The labour ministry has moved to calm widespread concerns among salaried workers, stating that the new Labour Codes do not reduce take-home pay, so long as provident fund (PF) deductions continue to be calculated on the statutory wage ceiling of ₹15,000.
In a post on X, the ministry said: “The new Labour Codes do not reduce take-home pay if PF deduction is on statutory wage ceiling. PF deductions remain based on the wage ceiling of ₹15,000 and contributions beyond this limit are voluntary, not mandatory.”
Ever since the Codes were notified on November 21, 2025, many employees feared a drop in in-hand salary. The anxiety stemmed from the new rule mandating that basic pay and related components must make up at least 50% of total wages. Many assumed this would automatically increase PF contributions and reduce take-home income.
No automatic reduction in salary
The ministry clarified on Wednesday that this conclusion is incorrect. The key lies in how PF is actually calculated.
Even if an employee’s basic pay increases under the new wage definition, PF continues to be computed on the statutory ceiling of ₹15,000, unless both employer and employee voluntarily opt for a higher contribution base.

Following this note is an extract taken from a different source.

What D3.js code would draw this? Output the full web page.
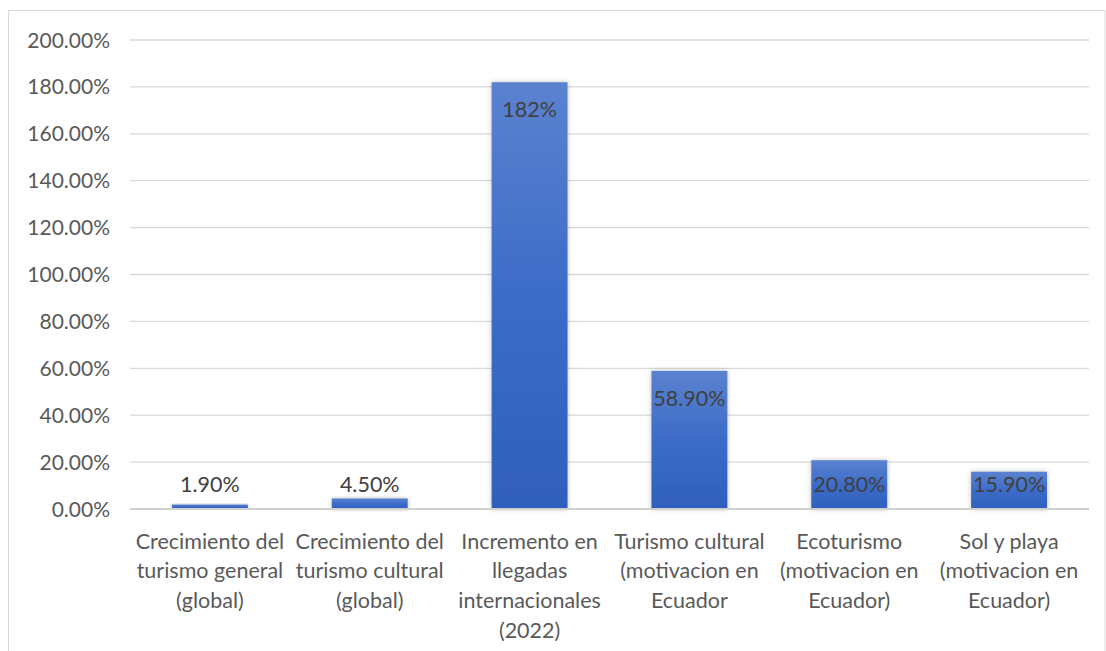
<!DOCTYPE html>
<html><head><meta charset="utf-8">
<script src="https://cdn.jsdelivr.net/npm/d3@7/dist/d3.min.js"></script>
<style>body{margin:0;background:#fff;}svg{display:block;}</style>
</head><body>
<svg id="c" width="1106" height="651"></svg>
<script>
const categories = [
  ["Crecimiento del","turismo general","(global)"],
  ["Crecimiento del","turismo cultural","(global)"],
  ["Incremento en","llegadas","internacionales","(2022)"],
  ["Turismo cultural","(motivacion en","Ecuador"],
  ["Ecoturismo","(motivacion en","Ecuador)"],
  ["Sol y playa","(motivacion en","Ecuador)"]
];
const values = [1.9, 4.5, 182, 58.9, 20.8, 15.9];
const valueLabels = ["1.90%","4.50%","182%","58.90%","20.80%","15.90%"];
const yTicks = [0,20,40,60,80,100,120,140,160,180,200];

const svg = d3.select("#c");
const font = "Lato, 'Open Sans', sans-serif";
const m = {left:130, right:1089, top:40, bottom:509};

svg.append("rect").attr("x",8.5).attr("y",10.5).attr("width",1096.5).attr("height",660)
  .attr("fill","#fff").attr("stroke","#d9d9d9").attr("stroke-width",1);

const defs = svg.append("defs");
const g = defs.append("linearGradient").attr("id","bg").attr("x1",0).attr("y1",0).attr("x2",0).attr("y2",1);
g.append("stop").attr("offset","0%").attr("stop-color","#5b82cf");
g.append("stop").attr("offset","50%").attr("stop-color","#3c6cc8");
g.append("stop").attr("offset","100%").attr("stop-color","#2f60bb");
const f = defs.append("filter").attr("id","sh").attr("x","-20%").attr("y","-20%").attr("width","140%").attr("height","140%");
f.append("feDropShadow").attr("dx",0).attr("dy",0).attr("stdDeviation",2.5).attr("flood-color","#000").attr("flood-opacity",0.25);

const x = d3.scaleBand().domain(d3.range(categories.length)).range([m.left, m.right]).paddingInner(0.525).paddingOuter(0.2625);
const y = d3.scaleLinear().domain([0,200]).range([m.bottom, m.top]);

// gridlines
svg.append("g").selectAll("line").data(yTicks.slice(1)).join("line")
  .attr("x1",m.left).attr("x2",m.right)
  .attr("y1",d=>y(d)).attr("y2",d=>y(d))
  .attr("stroke","#d9d9d9").attr("stroke-width",1.3);

// y labels
svg.append("g").selectAll("text").data(yTicks).join("text")
  .attr("x",110).attr("y",d=>y(d)).attr("dy","0.36em")
  .attr("text-anchor","end").attr("font-family",font).attr("font-size",21)
  .attr("fill","#595959").text(d=>d.toFixed(2)+"%");

// bars
svg.append("g").selectAll("rect").data(values).join("rect")
  .attr("x",(d,i)=>x(i)).attr("width",x.bandwidth())
  .attr("y",d=>y(d)).attr("height",d=>y(0)-y(d))
  .attr("fill","url(#bg)").attr("filter","url(#sh)");

// axis line
svg.append("line").attr("x1",m.left).attr("x2",m.right)
  .attr("y1",y(0)).attr("y2",y(0)).attr("stroke","#d0d0d0").attr("stroke-width",1.8);

// value labels
svg.append("g").selectAll("text").data(values).join("text")
  .attr("x",(d,i)=>x(i)+x.bandwidth()/2)
  .attr("y",d=>Math.min(y(d)+27, y(0)-25)).attr("dy","0.36em")
  .attr("text-anchor","middle").attr("font-family",font).attr("font-size",21.5)
  .attr("fill","#404040").text((d,i)=>valueLabels[i]);

// category labels
const cg = svg.append("g");
categories.forEach((lines,i)=>{
  const t = cg.append("text").attr("text-anchor","middle").attr("font-family",font)
    .attr("font-size",21.5).attr("fill","#595959");
  lines.forEach((l,j)=>{
    t.append("tspan").attr("x",x(i)+x.bandwidth()/2).attr("y",541+j*29.6).attr("dy","0.36em").text(l);
  });
});
</script>
</body></html>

This means that for the overwhelming majority of salaried workers, whose PF is capped at the ceiling, monthly deductions remain unchanged.
The maths behind it
To drive the point home, the ministry issued an illustration.
For an employee earning ₹60,000 a month, with
- Basic + DA = ₹20,000
- Allowances = ₹40,000
- PF is still deducted on ₹15,000, not on the full basic pay.
PF contribution (before and after codes):
- Employer: ₹1,800
- Employee: ₹1,800
Take-home salary remains: ₹56,400
The new codes do require allowances to be capped at 50 per cent of total wages. In cases where allowances exceed this limit, the excess must be added back to “wages” for statutory calculations. But even then, PF stays linked to the ₹15,000 ceiling, unless voluntarily raised.
Intent is transparency, not a pay cut
The ministry emphasised that the revised wage structure aims to bring uniformity and clarity across organisations, not to reduce salaries.
Under the new framework, the only situation where take-home pay may fall is if an employee and employer jointly decide to compute PF contributions on a salary higher than ₹15,000. This is optional, not mandated.
Officials added that employees should not expect their monthly income to change automatically just because the codes are taking effect.